REQUIRED TASK:
Word for word, transcribe the lines below and drop the pictures.

COLLECTED MATERIAL:
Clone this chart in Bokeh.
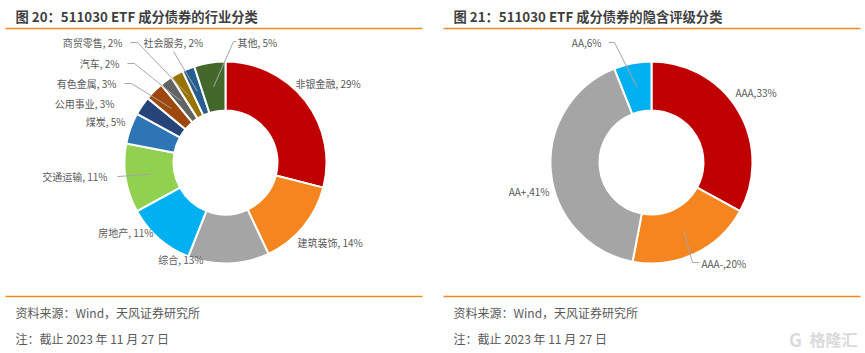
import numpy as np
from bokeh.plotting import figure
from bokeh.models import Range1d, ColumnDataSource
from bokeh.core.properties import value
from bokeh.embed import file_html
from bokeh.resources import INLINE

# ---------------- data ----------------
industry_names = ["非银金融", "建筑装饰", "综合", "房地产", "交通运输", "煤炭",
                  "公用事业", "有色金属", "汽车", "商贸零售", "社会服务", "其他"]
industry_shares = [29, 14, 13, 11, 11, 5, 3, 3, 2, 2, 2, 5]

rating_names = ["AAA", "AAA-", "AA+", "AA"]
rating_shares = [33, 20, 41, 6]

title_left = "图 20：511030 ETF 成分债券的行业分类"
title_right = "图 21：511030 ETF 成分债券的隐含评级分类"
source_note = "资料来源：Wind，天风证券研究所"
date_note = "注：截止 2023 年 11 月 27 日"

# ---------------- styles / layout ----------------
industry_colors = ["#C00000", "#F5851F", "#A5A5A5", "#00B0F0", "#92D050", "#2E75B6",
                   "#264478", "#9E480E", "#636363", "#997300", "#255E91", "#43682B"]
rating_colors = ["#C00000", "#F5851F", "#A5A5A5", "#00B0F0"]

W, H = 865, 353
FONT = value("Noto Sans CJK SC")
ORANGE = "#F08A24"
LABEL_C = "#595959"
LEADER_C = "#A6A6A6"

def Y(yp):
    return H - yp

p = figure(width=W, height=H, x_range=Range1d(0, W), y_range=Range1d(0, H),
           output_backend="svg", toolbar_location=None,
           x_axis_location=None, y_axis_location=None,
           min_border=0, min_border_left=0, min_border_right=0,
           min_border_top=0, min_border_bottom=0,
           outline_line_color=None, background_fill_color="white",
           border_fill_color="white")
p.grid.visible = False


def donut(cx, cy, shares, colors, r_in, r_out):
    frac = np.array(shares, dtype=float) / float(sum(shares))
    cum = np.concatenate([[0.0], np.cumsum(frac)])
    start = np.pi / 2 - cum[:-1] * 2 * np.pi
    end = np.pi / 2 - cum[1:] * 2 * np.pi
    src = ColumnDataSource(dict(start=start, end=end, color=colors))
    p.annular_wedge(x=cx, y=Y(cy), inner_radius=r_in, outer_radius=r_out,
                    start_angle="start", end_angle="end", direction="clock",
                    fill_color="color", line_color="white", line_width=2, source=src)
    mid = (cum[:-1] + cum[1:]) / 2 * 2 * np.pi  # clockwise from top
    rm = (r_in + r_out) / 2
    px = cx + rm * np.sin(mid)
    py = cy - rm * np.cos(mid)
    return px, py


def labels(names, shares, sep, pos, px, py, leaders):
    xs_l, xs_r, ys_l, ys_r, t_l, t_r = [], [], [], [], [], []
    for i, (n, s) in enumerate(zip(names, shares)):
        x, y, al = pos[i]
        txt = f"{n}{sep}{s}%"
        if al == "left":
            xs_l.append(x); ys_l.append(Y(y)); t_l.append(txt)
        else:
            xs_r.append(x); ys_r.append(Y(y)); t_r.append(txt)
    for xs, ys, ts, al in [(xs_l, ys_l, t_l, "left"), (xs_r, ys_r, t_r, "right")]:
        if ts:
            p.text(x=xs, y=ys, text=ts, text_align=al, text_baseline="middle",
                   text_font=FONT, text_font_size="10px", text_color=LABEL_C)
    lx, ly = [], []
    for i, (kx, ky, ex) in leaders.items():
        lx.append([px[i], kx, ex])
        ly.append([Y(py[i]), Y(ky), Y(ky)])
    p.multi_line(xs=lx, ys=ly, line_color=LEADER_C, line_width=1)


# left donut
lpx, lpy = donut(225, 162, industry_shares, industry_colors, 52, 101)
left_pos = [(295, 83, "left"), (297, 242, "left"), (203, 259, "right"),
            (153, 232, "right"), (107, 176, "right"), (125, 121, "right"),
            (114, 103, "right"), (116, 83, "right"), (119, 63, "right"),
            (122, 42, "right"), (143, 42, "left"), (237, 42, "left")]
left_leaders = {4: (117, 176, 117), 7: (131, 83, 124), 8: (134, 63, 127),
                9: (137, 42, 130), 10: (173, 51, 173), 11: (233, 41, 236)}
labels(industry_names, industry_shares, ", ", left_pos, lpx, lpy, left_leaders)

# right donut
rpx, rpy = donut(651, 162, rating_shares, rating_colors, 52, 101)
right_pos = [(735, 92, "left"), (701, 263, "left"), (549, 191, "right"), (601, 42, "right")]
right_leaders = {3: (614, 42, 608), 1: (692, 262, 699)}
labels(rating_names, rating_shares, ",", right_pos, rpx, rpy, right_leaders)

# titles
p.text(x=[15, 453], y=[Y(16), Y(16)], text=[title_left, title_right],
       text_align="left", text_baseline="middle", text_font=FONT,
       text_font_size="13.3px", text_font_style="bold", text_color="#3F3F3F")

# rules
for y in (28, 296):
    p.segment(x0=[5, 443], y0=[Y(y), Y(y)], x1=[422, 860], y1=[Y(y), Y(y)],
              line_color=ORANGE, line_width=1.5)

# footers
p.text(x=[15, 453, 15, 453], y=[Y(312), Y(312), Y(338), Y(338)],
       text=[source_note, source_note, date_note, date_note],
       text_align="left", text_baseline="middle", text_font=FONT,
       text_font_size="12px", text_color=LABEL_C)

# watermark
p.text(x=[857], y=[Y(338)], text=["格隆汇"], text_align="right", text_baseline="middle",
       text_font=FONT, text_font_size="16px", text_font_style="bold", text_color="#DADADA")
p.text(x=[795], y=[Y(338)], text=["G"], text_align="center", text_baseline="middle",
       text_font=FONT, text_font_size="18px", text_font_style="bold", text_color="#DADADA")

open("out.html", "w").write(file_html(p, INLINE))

EXERCISE RESPONSE:
Clone this chart in Bokeh.
import numpy as np
from bokeh.plotting import figure
from bokeh.models import Range1d, ColumnDataSource
from bokeh.core.properties import value
from bokeh.embed import file_html
from bokeh.resources import INLINE

# ---------------- data ----------------
industry_names = ["非银金融", "建筑装饰", "综合", "房地产", "交通运输", "煤炭",
                  "公用事业", "有色金属", "汽车", "商贸零售", "社会服务", "其他"]
industry_shares = [29, 14, 13, 11, 11, 5, 3, 3, 2, 2, 2, 5]

rating_names = ["AAA", "AAA-", "AA+", "AA"]
rating_shares = [33, 20, 41, 6]

title_left = "图 20：511030 ETF 成分债券的行业分类"
title_right = "图 21：511030 ETF 成分债券的隐含评级分类"
source_note = "资料来源：Wind，天风证券研究所"
date_note = "注：截止 2023 年 11 月 27 日"

# ---------------- styles / layout ----------------
industry_colors = ["#C00000", "#F5851F", "#A5A5A5", "#00B0F0", "#92D050", "#2E75B6",
                   "#264478", "#9E480E", "#636363", "#997300", "#255E91", "#43682B"]
rating_colors = ["#C00000", "#F5851F", "#A5A5A5", "#00B0F0"]

W, H = 865, 353
FONT = value("Noto Sans CJK SC")
ORANGE = "#F08A24"
LABEL_C = "#595959"
LEADER_C = "#A6A6A6"

def Y(yp):
    return H - yp

p = figure(width=W, height=H, x_range=Range1d(0, W), y_range=Range1d(0, H),
           output_backend="svg", toolbar_location=None,
           x_axis_location=None, y_axis_location=None,
           min_border=0, min_border_left=0, min_border_right=0,
           min_border_top=0, min_border_bottom=0,
           outline_line_color=None, background_fill_color="white",
           border_fill_color="white")
p.grid.visible = False


def donut(cx, cy, shares, colors, r_in, r_out):
    frac = np.array(shares, dtype=float) / float(sum(shares))
    cum = np.concatenate([[0.0], np.cumsum(frac)])
    start = np.pi / 2 - cum[:-1] * 2 * np.pi
    end = np.pi / 2 - cum[1:] * 2 * np.pi
    src = ColumnDataSource(dict(start=start, end=end, color=colors))
    p.annular_wedge(x=cx, y=Y(cy), inner_radius=r_in, outer_radius=r_out,
                    start_angle="start", end_angle="end", direction="clock",
                    fill_color="color", line_color="white", line_width=2, source=src)
    mid = (cum[:-1] + cum[1:]) / 2 * 2 * np.pi  # clockwise from top
    rm = (r_in + r_out) / 2
    px = cx + rm * np.sin(mid)
    py = cy - rm * np.cos(mid)
    return px, py


def labels(names, shares, sep, pos, px, py, leaders):
    xs_l, xs_r, ys_l, ys_r, t_l, t_r = [], [], [], [], [], []
    for i, (n, s) in enumerate(zip(names, shares)):
        x, y, al = pos[i]
        txt = f"{n}{sep}{s}%"
        if al == "left":
            xs_l.append(x); ys_l.append(Y(y)); t_l.append(txt)
        else:
            xs_r.append(x); ys_r.append(Y(y)); t_r.append(txt)
    for xs, ys, ts, al in [(xs_l, ys_l, t_l, "left"), (xs_r, ys_r, t_r, "right")]:
        if ts:
            p.text(x=xs, y=ys, text=ts, text_align=al, text_baseline="middle",
                   text_font=FONT, text_font_size="10px", text_color=LABEL_C)
    lx, ly = [], []
    for i, (kx, ky, ex) in leaders.items():
        lx.append([px[i], kx, ex])
        ly.append([Y(py[i]), Y(ky), Y(ky)])
    p.multi_line(xs=lx, ys=ly, line_color=LEADER_C, line_width=1)


# left donut
lpx, lpy = donut(225, 162, industry_shares, industry_colors, 52, 101)
left_pos = [(295, 83, "left"), (297, 242, "left"), (203, 259, "right"),
            (153, 232, "right"), (107, 176, "right"), (125, 121, "right"),
            (114, 103, "right"), (116, 83, "right"), (119, 63, "right"),
            (122, 42, "right"), (143, 42, "left"), (237, 42, "left")]
left_leaders = {4: (117, 176, 117), 7: (131, 83, 124), 8: (134, 63, 127),
                9: (137, 42, 130), 10: (173, 51, 173), 11: (233, 41, 236)}
labels(industry_names, industry_shares, ", ", left_pos, lpx, lpy, left_leaders)

# right donut
rpx, rpy = donut(651, 162, rating_shares, rating_colors, 52, 101)
right_pos = [(735, 92, "left"), (701, 263, "left"), (549, 191, "right"), (601, 42, "right")]
right_leaders = {3: (614, 42, 608), 1: (692, 262, 699)}
labels(rating_names, rating_shares, ",", right_pos, rpx, rpy, right_leaders)

# titles
p.text(x=[15, 453], y=[Y(16), Y(16)], text=[title_left, title_right],
       text_align="left", text_baseline="middle", text_font=FONT,
       text_font_size="13.3px", text_font_style="bold", text_color="#3F3F3F")

# rules
for y in (28, 296):
    p.segment(x0=[5, 443], y0=[Y(y), Y(y)], x1=[422, 860], y1=[Y(y), Y(y)],
              line_color=ORANGE, line_width=1.5)

# footers
p.text(x=[15, 453, 15, 453], y=[Y(312), Y(312), Y(338), Y(338)],
       text=[source_note, source_note, date_note, date_note],
       text_align="left", text_baseline="middle", text_font=FONT,
       text_font_size="12px", text_color=LABEL_C)

# watermark
p.text(x=[857], y=[Y(338)], text=["格隆汇"], text_align="right", text_baseline="middle",
       text_font=FONT, text_font_size="16px", text_font_style="bold", text_color="#DADADA")
p.text(x=[795], y=[Y(338)], text=["G"], text_align="center", text_baseline="middle",
       text_font=FONT, text_font_size="18px", text_font_style="bold", text_color="#DADADA")

open("out.html", "w").write(file_html(p, INLINE))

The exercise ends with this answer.